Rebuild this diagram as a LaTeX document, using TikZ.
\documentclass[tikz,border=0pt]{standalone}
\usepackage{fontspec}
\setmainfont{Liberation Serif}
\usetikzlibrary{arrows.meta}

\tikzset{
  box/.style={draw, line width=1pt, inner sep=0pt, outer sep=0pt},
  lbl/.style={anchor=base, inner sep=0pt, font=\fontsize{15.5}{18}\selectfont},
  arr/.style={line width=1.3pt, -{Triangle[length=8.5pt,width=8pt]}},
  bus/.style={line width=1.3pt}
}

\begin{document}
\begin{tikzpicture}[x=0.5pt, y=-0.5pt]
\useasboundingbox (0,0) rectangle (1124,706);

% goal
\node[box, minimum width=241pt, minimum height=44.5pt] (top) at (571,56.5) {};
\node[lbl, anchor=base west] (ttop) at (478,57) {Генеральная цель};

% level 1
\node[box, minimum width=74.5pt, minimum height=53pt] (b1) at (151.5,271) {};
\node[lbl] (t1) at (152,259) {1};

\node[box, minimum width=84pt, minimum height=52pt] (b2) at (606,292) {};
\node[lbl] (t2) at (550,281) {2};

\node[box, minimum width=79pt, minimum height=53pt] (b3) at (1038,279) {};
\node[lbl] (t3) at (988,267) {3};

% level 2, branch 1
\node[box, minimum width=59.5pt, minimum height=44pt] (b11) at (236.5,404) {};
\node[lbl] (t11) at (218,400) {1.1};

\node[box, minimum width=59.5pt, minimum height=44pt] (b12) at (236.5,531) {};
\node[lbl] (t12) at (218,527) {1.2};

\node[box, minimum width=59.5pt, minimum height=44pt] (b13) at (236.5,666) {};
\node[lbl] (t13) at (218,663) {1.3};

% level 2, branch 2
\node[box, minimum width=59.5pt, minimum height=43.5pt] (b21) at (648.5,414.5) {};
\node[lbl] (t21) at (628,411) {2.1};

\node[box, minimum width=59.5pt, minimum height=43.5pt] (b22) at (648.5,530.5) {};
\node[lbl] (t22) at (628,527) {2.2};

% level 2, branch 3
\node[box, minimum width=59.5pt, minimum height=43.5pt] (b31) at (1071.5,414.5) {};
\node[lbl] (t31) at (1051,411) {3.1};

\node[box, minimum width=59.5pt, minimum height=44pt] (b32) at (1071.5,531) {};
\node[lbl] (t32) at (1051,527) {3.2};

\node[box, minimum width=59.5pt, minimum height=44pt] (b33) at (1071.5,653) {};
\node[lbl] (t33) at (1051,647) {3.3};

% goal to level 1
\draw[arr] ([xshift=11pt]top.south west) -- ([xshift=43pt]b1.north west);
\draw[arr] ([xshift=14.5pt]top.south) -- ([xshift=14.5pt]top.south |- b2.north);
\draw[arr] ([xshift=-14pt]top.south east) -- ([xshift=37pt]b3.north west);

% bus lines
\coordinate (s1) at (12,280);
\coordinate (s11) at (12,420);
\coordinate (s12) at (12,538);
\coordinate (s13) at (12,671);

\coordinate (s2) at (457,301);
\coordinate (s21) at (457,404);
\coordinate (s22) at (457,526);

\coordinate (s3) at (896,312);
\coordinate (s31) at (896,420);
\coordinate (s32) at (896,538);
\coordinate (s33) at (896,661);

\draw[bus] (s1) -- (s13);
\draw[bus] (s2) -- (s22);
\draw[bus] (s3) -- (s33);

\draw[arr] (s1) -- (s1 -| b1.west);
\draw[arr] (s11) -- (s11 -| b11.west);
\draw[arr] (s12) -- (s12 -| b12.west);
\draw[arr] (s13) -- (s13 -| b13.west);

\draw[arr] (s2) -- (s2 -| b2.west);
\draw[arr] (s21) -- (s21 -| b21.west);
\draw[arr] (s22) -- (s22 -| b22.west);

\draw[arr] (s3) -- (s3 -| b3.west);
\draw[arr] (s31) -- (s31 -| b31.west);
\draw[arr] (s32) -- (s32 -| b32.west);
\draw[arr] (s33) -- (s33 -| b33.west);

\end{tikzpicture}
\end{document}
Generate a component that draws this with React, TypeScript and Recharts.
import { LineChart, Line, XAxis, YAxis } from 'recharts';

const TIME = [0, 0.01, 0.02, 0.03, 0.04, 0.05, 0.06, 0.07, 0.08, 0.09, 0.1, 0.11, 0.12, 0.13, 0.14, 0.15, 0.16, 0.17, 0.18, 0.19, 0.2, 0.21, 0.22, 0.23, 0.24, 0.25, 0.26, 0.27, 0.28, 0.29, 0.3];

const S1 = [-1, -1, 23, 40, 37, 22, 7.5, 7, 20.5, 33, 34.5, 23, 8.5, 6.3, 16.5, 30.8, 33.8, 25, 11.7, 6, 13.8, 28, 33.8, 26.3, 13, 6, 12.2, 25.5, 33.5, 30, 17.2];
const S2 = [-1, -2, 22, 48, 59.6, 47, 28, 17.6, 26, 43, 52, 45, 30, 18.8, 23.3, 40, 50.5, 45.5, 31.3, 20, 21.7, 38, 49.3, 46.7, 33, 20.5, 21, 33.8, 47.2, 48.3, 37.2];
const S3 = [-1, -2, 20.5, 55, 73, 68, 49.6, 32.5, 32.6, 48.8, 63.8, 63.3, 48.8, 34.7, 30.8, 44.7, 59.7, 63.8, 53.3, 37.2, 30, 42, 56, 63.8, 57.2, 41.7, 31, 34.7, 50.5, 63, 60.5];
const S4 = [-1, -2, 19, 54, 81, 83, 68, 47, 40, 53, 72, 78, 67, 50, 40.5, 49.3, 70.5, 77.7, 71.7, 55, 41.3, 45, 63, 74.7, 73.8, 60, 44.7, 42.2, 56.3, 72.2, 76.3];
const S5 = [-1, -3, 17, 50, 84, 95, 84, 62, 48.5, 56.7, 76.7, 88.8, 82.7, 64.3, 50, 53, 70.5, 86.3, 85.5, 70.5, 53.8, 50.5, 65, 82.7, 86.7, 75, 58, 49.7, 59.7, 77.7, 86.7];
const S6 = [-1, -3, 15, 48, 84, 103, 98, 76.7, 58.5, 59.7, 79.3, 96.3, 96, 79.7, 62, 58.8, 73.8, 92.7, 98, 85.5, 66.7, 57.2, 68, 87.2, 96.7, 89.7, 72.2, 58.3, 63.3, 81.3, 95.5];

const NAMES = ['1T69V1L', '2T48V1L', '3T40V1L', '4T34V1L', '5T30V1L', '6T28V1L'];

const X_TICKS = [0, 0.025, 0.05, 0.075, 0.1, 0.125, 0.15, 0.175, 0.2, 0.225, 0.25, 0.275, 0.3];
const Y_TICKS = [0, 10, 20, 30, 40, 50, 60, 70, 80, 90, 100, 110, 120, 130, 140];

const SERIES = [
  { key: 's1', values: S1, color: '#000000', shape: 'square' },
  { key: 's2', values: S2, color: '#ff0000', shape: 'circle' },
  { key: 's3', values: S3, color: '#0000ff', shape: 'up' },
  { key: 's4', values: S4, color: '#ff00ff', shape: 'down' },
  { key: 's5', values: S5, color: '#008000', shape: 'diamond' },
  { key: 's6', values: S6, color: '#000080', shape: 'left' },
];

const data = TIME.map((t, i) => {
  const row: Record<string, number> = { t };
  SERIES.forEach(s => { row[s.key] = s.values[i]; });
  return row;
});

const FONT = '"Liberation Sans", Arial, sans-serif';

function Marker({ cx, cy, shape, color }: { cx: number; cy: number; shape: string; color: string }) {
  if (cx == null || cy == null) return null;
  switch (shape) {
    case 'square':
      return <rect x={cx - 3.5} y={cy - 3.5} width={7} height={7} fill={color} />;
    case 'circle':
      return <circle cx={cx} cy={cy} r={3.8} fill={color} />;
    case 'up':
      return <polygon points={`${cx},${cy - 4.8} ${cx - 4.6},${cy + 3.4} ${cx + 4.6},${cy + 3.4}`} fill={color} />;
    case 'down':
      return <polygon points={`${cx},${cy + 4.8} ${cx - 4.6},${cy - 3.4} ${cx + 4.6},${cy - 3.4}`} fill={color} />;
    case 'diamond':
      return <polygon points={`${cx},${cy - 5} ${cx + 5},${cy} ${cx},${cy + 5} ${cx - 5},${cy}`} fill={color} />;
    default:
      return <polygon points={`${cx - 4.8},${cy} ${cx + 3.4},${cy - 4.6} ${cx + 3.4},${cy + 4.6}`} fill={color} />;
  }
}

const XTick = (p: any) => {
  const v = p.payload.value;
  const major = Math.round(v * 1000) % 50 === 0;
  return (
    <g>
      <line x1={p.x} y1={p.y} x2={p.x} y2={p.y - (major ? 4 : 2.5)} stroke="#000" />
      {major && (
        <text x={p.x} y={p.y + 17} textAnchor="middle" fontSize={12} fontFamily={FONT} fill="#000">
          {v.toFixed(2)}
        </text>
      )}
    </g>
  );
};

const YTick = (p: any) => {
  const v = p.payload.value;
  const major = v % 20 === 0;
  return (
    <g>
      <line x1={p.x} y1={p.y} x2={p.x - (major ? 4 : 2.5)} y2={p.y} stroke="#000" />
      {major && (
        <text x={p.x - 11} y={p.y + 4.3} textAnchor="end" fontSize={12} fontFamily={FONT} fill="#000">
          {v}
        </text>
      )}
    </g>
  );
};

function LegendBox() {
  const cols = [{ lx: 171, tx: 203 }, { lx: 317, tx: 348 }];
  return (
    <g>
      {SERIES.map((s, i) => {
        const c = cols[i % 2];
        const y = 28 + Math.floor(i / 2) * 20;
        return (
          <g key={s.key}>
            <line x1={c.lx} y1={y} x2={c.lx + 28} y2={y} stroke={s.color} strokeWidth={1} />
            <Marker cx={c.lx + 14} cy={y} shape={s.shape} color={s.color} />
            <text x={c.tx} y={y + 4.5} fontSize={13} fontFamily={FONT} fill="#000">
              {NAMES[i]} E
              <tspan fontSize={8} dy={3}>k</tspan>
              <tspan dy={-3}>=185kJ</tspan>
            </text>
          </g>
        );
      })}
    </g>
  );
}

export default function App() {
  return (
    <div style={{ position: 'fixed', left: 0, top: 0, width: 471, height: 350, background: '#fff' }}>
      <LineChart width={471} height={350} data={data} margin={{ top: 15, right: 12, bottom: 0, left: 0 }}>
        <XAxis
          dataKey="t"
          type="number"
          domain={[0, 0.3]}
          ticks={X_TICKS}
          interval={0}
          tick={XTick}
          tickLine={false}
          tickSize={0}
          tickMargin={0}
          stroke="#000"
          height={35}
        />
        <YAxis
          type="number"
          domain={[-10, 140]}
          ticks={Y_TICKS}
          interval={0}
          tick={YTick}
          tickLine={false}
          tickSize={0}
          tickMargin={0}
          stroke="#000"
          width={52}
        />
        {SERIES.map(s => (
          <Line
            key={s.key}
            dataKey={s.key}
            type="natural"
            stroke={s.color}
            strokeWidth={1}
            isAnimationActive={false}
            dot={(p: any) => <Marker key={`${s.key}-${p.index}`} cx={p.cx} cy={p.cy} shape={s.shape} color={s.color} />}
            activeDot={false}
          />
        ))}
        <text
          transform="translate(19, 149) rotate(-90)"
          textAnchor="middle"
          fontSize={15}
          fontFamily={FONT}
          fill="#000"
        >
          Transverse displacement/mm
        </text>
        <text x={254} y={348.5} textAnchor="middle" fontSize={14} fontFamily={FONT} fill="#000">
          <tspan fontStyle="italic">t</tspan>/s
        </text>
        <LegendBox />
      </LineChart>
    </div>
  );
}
+ + + + + + +
#### Required work
Go through the data and gather every line that holds "this".

#### The reply
Rebuild this diagram as a LaTeX document, using TikZ.
Generate a component that draws this with React, TypeScript and Recharts.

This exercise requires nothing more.